Ce qui est certain, en tout cas, c’est que si le film échappe aux interprétations figées et croise les motifs sans imposer une lecture, toute son histoire gravite autour de ce qu’il y a ou non à l’intérieur de l’œuf éponyme. Une image centrale adaptée pour un film qui marque la naissance d’un auteur, Mamoru Oshii, dont on ne peut exagérer toute l’importance qu’il aura dans le paysage culturel du 21e siècle. Des sœurs Wachowski (Matrix) à Kentaro Miura (Bersker) en passant par Hidetaka Miyazaki (Dark Souls), le travail d’Oshii a nourri et continue de nourrir la création contemporaine. À ce titre, quarante après, il est difficile de ne pas voir rétrospectivement un présage dans l’une des plus belles scènes du film. Une myriade d’œufs flottants à la surface d’une eau noire. Autant d’enfants que L’Œuf de l’ange, quoi qu’il ait contenu, laisse après lui ; à charge pour eux de continuer à esquisser le monde d’après.

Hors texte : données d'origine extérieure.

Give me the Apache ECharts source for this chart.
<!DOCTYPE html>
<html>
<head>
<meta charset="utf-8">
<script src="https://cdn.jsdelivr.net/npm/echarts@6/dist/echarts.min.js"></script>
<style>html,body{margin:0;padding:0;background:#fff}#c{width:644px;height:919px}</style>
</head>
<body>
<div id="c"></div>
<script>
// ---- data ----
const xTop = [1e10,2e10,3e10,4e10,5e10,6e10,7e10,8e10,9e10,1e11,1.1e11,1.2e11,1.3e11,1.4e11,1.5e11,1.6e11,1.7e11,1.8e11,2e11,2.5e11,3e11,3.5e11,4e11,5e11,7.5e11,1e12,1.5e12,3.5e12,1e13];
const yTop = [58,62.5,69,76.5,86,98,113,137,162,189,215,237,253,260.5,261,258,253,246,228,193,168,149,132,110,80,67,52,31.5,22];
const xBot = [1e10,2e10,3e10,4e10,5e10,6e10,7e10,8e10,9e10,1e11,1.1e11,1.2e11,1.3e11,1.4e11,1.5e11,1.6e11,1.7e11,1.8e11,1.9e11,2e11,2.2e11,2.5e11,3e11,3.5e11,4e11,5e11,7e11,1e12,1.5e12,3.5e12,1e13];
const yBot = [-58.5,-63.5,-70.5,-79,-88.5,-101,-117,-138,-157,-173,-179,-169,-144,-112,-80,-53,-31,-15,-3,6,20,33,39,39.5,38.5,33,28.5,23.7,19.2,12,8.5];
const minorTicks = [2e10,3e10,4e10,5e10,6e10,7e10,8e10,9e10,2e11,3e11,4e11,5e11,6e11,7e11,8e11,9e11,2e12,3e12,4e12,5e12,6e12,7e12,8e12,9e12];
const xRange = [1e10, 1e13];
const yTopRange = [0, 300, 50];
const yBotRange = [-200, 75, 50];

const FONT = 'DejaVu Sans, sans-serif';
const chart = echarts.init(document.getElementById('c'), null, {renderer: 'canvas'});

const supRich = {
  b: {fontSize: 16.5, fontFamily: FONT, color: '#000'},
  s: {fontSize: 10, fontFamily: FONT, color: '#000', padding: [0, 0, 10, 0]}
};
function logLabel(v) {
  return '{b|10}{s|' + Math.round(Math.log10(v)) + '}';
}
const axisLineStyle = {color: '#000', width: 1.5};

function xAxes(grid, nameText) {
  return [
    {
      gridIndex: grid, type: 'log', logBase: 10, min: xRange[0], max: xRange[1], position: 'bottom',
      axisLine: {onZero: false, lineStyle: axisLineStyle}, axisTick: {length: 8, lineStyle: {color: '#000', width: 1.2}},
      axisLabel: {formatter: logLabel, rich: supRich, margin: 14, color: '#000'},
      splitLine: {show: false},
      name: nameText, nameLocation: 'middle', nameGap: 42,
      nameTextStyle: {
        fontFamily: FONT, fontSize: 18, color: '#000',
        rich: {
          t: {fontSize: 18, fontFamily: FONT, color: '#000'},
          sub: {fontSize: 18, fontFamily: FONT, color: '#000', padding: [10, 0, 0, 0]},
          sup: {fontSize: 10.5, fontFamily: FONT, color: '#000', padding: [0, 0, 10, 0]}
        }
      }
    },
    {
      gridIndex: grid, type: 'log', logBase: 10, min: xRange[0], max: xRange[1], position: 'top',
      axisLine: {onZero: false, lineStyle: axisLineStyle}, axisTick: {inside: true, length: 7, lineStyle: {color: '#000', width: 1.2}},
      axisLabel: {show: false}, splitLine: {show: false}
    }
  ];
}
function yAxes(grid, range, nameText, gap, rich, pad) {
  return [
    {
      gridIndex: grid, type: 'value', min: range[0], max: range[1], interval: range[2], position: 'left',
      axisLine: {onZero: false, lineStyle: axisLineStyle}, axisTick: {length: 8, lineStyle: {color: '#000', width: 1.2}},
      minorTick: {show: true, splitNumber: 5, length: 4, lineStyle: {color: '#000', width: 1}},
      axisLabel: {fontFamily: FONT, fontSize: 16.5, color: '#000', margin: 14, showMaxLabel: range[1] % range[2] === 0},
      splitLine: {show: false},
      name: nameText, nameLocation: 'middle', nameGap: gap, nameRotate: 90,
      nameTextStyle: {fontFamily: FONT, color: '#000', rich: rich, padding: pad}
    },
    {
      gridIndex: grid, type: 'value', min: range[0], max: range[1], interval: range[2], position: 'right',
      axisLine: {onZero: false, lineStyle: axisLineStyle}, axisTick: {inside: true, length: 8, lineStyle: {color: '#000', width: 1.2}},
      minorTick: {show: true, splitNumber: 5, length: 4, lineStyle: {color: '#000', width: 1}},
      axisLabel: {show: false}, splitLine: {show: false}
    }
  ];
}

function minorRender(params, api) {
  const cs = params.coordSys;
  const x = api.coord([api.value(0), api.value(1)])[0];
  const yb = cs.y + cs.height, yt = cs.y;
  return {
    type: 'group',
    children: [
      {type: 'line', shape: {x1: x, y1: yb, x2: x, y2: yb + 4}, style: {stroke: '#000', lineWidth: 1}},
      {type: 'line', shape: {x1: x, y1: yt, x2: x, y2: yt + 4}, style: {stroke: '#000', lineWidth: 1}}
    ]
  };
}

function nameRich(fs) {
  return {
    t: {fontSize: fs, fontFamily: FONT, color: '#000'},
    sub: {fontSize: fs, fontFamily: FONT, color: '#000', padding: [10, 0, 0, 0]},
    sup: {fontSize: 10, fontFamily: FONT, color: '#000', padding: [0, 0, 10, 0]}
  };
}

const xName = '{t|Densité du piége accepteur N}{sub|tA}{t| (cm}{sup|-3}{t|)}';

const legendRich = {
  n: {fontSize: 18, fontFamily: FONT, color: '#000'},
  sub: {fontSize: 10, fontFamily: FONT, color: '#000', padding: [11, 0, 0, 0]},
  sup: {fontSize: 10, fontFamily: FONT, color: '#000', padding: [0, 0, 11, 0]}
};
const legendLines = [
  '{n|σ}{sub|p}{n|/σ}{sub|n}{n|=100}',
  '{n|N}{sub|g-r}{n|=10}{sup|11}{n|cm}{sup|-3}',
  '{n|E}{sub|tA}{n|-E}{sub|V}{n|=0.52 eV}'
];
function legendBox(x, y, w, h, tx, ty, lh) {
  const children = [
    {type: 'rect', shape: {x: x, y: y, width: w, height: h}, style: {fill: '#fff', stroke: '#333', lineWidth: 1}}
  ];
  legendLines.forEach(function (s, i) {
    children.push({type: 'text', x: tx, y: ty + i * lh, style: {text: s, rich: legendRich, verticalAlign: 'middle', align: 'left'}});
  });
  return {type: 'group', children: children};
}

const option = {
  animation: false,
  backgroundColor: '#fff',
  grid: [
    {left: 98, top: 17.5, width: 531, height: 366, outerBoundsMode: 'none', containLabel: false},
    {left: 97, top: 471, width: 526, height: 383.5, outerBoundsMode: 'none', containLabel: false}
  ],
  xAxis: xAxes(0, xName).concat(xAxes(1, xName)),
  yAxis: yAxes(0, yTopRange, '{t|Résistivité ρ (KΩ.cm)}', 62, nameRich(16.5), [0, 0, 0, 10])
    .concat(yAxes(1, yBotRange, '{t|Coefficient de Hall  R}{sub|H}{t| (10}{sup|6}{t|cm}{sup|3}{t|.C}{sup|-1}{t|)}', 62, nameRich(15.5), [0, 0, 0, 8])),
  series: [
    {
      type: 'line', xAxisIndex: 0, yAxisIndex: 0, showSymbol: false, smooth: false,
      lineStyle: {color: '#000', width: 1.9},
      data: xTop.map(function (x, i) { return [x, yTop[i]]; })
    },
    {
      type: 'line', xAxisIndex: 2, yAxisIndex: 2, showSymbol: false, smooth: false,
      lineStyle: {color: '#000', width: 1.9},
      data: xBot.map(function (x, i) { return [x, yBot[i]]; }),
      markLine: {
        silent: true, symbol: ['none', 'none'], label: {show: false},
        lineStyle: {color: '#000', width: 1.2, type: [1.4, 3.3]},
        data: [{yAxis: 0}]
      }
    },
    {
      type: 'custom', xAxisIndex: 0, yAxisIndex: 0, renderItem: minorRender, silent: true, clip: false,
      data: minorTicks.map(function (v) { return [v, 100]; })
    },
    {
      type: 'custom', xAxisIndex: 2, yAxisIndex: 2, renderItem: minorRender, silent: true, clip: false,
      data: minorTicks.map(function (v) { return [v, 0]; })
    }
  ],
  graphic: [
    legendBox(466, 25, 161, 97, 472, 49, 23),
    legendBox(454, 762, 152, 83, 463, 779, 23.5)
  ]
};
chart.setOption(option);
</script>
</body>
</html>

Prophétique de ce que deviendra le cinéma de Mamoru Oshii, L’Œuf de l’ange, alors même qu’il est un premier film original, a des atours d’œuvre-somme et de film-monde, qu’habite une vie qui précède et dépasse l’histoire qu’il raconte. C’est un monument de l’animation japonaise, et, surtout, une œuvre visionnaire qui, en montrant le crépuscule d’un monde, laisse entrevoir ce que sera le futur de l’animation.